EXERCISE PROMPT:
Output each entry that follows exactly. Images stay out.
┄┄┄┄┄┄┄┄┄┄
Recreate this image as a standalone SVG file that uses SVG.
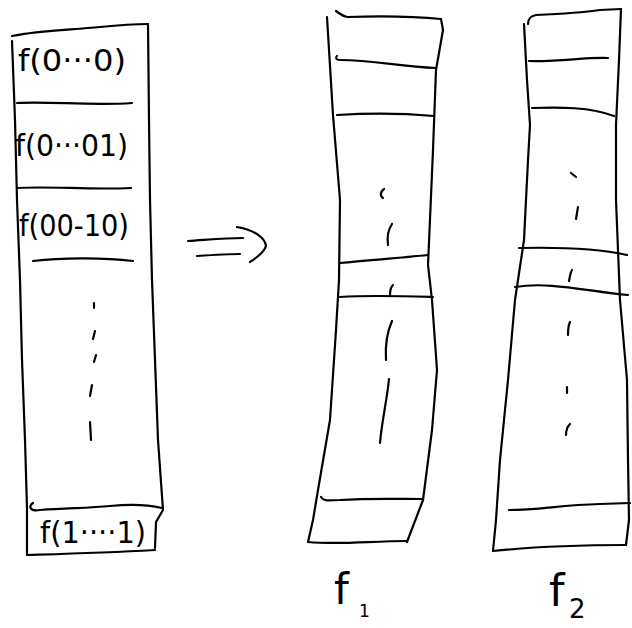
<svg xmlns="http://www.w3.org/2000/svg" width="632" height="628" viewBox="0 0 632 628">
<style>
.s{fill:none;stroke:#000;stroke-width:2.2;stroke-linecap:round;stroke-linejoin:round}
.t{font-family:"DejaVu Sans","Liberation Sans",sans-serif;font-size:30px;fill:#000}
.l{font-family:"DejaVu Sans","Liberation Sans",sans-serif;fill:#000}
</style>
<rect width="632" height="628" fill="#fff"/>
<g id="table">
<path class="s" d="M12,36 C40,30 70,30 100,27 C120,25 135,24 148,24"/>
<path class="s" d="M12,41 L15,120 L17,200 L20,280 L22,360 L25,440 L27,508 L27,555"/>
<path class="s" d="M148,24 L149,120 L150,200 L152,280 L155,360 L158,440 L163,510 L156,522 L155,548"/>
<path class="s" d="M27,555 C60,554 100,553 155,550"/>
<path class="s" d="M17,103 C50,101 90,106 132,103"/>
<path class="s" d="M17,188 C50,186 90,190 131,188"/>
<path class="s" d="M33,261 C60,258 100,257 133,261"/>
<path class="s" d="M33,503 C28,506 30,512 40,510 C70,508 90,508 110,506 C130,504 145,504 162,508"/>
<path class="s" d="M94,303 L94,308 M95,331 L93,339 M96,355 L94,362 M92,385 L90,396 M90,422 L91,440"/>
<text class="t" x="18" y="71" font-size="32" textLength="108" lengthAdjust="spacingAndGlyphs">f(0···0)</text>
<text class="t" x="15" y="156" font-size="32" textLength="113" lengthAdjust="spacingAndGlyphs">f(0···01)</text>
<text class="t" x="19" y="236" font-size="33" textLength="110" lengthAdjust="spacingAndGlyphs">f(00-10)</text>
<text class="t" x="40" y="543" font-size="31" textLength="106" lengthAdjust="spacingAndGlyphs">f(1····1)</text>
</g>
<g id="connectors">
<path class="s" d="M188,241 C205,240 225,238 243,238"/>
<path class="s" d="M197,256 C212,255 228,254 240,254"/>
<path class="s" d="M237,227 C255,230 265,238 266,246 C264,253 256,258 250,262"/>
</g>
<g id="f1">
<path class="s" d="M336,11 C340,14 344,17 348,17 C380,16 410,16 441,19"/>
<path class="s" d="M327,17 L333,115 L340,200 L339,280 L336,330 L330,420 L318,490 L313,520 L308,542"/>
<path class="s" d="M441,19 L443,30 L436,70 L433,150 L428,265 L432,300 L437,370 L432,430 L423,500 L407,542"/>
<path class="s" d="M308,542 C340,545 370,541 407,541"/>
<path class="s" d="M337,56 C335,58 336,60 340,60 C375,60 400,67 436,68"/>
<path class="s" d="M337,115 C370,113 400,113 434,116"/>
<path class="s" d="M340,263 C370,260 400,258 428,255"/>
<path class="s" d="M340,297 C370,295 400,296 433,297"/>
<path class="s" d="M321,497 C324,502 330,500 340,500 C370,498 400,499 423,499"/>
<path class="s" d="M384,189 C380,192 380,196 383,198"/>
<path class="s" d="M392,224 C388,230 387,238 388,245"/>
<path class="s" d="M393,285 C390,288 390,292 390,295"/>
<path class="s" d="M392,321 C388,330 385,345 386,360"/>
<path class="s" d="M389,379 C387,400 382,420 380,443"/>
<text class="l" x="334" y="604" font-size="42">f</text>
<text class="l" x="359" y="617" font-size="17">1</text>
</g>
<g id="f2">
<path class="s" d="M528,24 C528,20 530,16 536,15 C560,14 580,13 600,10 L621,9"/>
<path class="s" d="M524,24 L527,80 L530,125 L528,160 L524,240 L515,300 L508,380 L500,460 L496,520 L493,551"/>
<path class="s" d="M621,9 L619,60 L616,125 L616,200 L620,300 L627,380 L628,460 L629,520 L626,545"/>
<path class="s" d="M493,551 C530,547 570,545 626,545"/>
<path class="s" d="M529,61 C560,62 585,57 608,58"/>
<path class="s" d="M532,108 C560,107 590,107 614,116"/>
<path class="s" d="M519,248 C560,247 600,249 627,255"/>
<path class="s" d="M515,287 C550,281 590,292 628,295"/>
<path class="s" d="M509,510 C540,510 560,505 600,504 L630,503"/>
<path class="s" d="M571,173 L576,177"/>
<path class="s" d="M578,207 L576,219"/>
<path class="s" d="M572,270 C570,273 570,277 569,281"/>
<path class="s" d="M570,322 C568,326 568,330 568,335"/>
<path class="s" d="M567,387 L567,393"/>
<path class="s" d="M570,424 C567,427 566,431 566,435"/>
<text class="l" x="549" y="606" font-size="44">f</text>
<text class="l" x="569" y="618" font-size="26">2</text>
</g>
</svg>
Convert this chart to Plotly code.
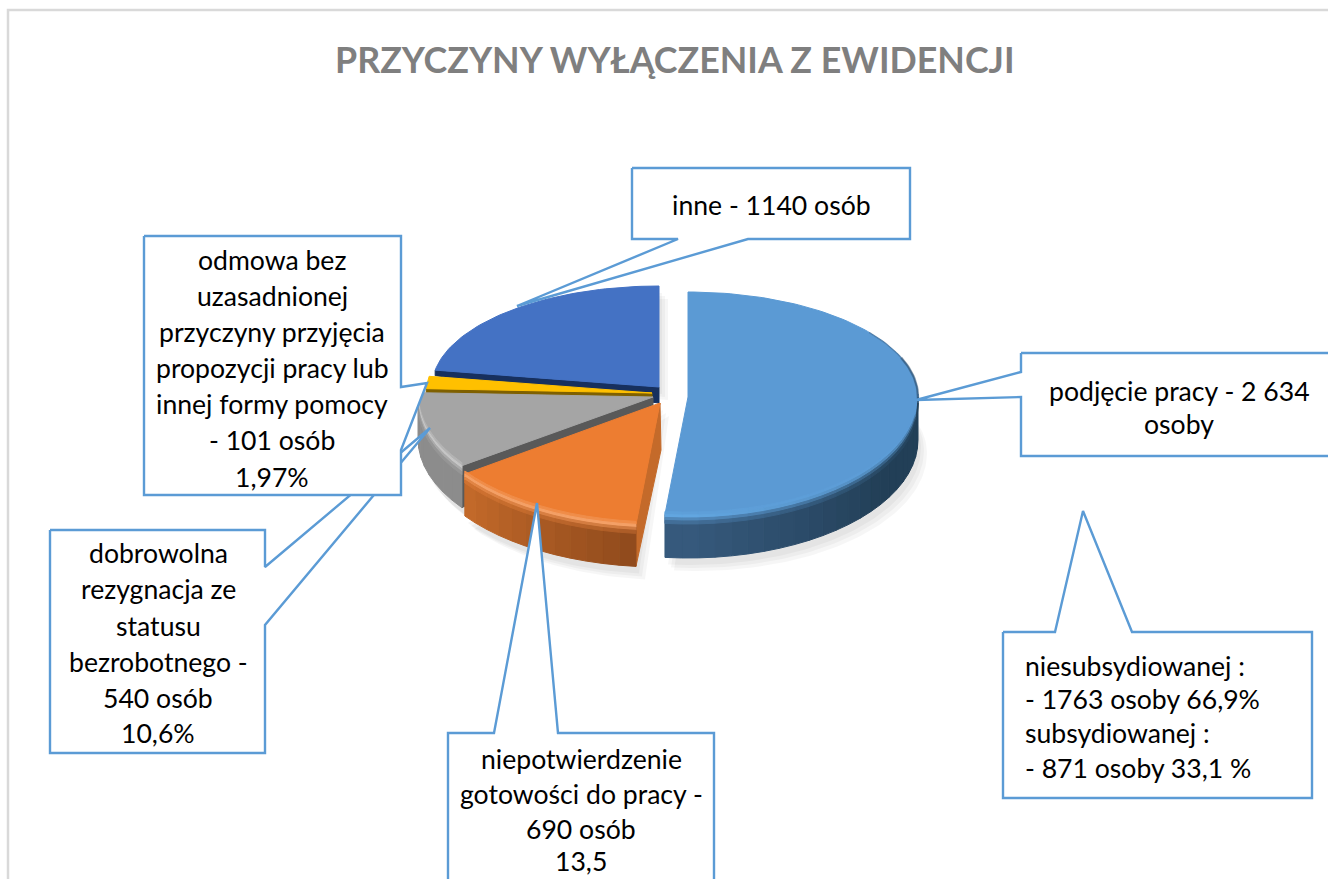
┄┄┄┄┄┄┄┄┄┄
THE RESULT:
Recreate this image as a standalone SVG file that uses SVG.
<svg xmlns="http://www.w3.org/2000/svg" width="632" height="628" viewBox="0 0 632 628">
<style>
.s{fill:none;stroke:#000;stroke-width:2.2;stroke-linecap:round;stroke-linejoin:round}
.t{font-family:"DejaVu Sans","Liberation Sans",sans-serif;font-size:30px;fill:#000}
.l{font-family:"DejaVu Sans","Liberation Sans",sans-serif;fill:#000}
</style>
<rect width="632" height="628" fill="#fff"/>
<g id="table">
<path class="s" d="M12,36 C40,30 70,30 100,27 C120,25 135,24 148,24"/>
<path class="s" d="M12,41 L15,120 L17,200 L20,280 L22,360 L25,440 L27,508 L27,555"/>
<path class="s" d="M148,24 L149,120 L150,200 L152,280 L155,360 L158,440 L163,510 L156,522 L155,548"/>
<path class="s" d="M27,555 C60,554 100,553 155,550"/>
<path class="s" d="M17,103 C50,101 90,106 132,103"/>
<path class="s" d="M17,188 C50,186 90,190 131,188"/>
<path class="s" d="M33,261 C60,258 100,257 133,261"/>
<path class="s" d="M33,503 C28,506 30,512 40,510 C70,508 90,508 110,506 C130,504 145,504 162,508"/>
<path class="s" d="M94,303 L94,308 M95,331 L93,339 M96,355 L94,362 M92,385 L90,396 M90,422 L91,440"/>
<text class="t" x="18" y="71" font-size="32" textLength="108" lengthAdjust="spacingAndGlyphs">f(0···0)</text>
<text class="t" x="15" y="156" font-size="32" textLength="113" lengthAdjust="spacingAndGlyphs">f(0···01)</text>
<text class="t" x="19" y="236" font-size="33" textLength="110" lengthAdjust="spacingAndGlyphs">f(00-10)</text>
<text class="t" x="40" y="543" font-size="31" textLength="106" lengthAdjust="spacingAndGlyphs">f(1····1)</text>
</g>
<g id="connectors">
<path class="s" d="M188,241 C205,240 225,238 243,238"/>
<path class="s" d="M197,256 C212,255 228,254 240,254"/>
<path class="s" d="M237,227 C255,230 265,238 266,246 C264,253 256,258 250,262"/>
</g>
<g id="f1">
<path class="s" d="M336,11 C340,14 344,17 348,17 C380,16 410,16 441,19"/>
<path class="s" d="M327,17 L333,115 L340,200 L339,280 L336,330 L330,420 L318,490 L313,520 L308,542"/>
<path class="s" d="M441,19 L443,30 L436,70 L433,150 L428,265 L432,300 L437,370 L432,430 L423,500 L407,542"/>
<path class="s" d="M308,542 C340,545 370,541 407,541"/>
<path class="s" d="M337,56 C335,58 336,60 340,60 C375,60 400,67 436,68"/>
<path class="s" d="M337,115 C370,113 400,113 434,116"/>
<path class="s" d="M340,263 C370,260 400,258 428,255"/>
<path class="s" d="M340,297 C370,295 400,296 433,297"/>
<path class="s" d="M321,497 C324,502 330,500 340,500 C370,498 400,499 423,499"/>
<path class="s" d="M384,189 C380,192 380,196 383,198"/>
<path class="s" d="M392,224 C388,230 387,238 388,245"/>
<path class="s" d="M393,285 C390,288 390,292 390,295"/>
<path class="s" d="M392,321 C388,330 385,345 386,360"/>
<path class="s" d="M389,379 C387,400 382,420 380,443"/>
<text class="l" x="334" y="604" font-size="42">f</text>
<text class="l" x="359" y="617" font-size="17">1</text>
</g>
<g id="f2">
<path class="s" d="M528,24 C528,20 530,16 536,15 C560,14 580,13 600,10 L621,9"/>
<path class="s" d="M524,24 L527,80 L530,125 L528,160 L524,240 L515,300 L508,380 L500,460 L496,520 L493,551"/>
<path class="s" d="M621,9 L619,60 L616,125 L616,200 L620,300 L627,380 L628,460 L629,520 L626,545"/>
<path class="s" d="M493,551 C530,547 570,545 626,545"/>
<path class="s" d="M529,61 C560,62 585,57 608,58"/>
<path class="s" d="M532,108 C560,107 590,107 614,116"/>
<path class="s" d="M519,248 C560,247 600,249 627,255"/>
<path class="s" d="M515,287 C550,281 590,292 628,295"/>
<path class="s" d="M509,510 C540,510 560,505 600,504 L630,503"/>
<path class="s" d="M571,173 L576,177"/>
<path class="s" d="M578,207 L576,219"/>
<path class="s" d="M572,270 C570,273 570,277 569,281"/>
<path class="s" d="M570,322 C568,326 568,330 568,335"/>
<path class="s" d="M567,387 L567,393"/>
<path class="s" d="M570,424 C567,427 566,431 566,435"/>
<text class="l" x="549" y="606" font-size="44">f</text>
<text class="l" x="569" y="618" font-size="26">2</text>
</g>
</svg>
Convert this chart to Plotly code.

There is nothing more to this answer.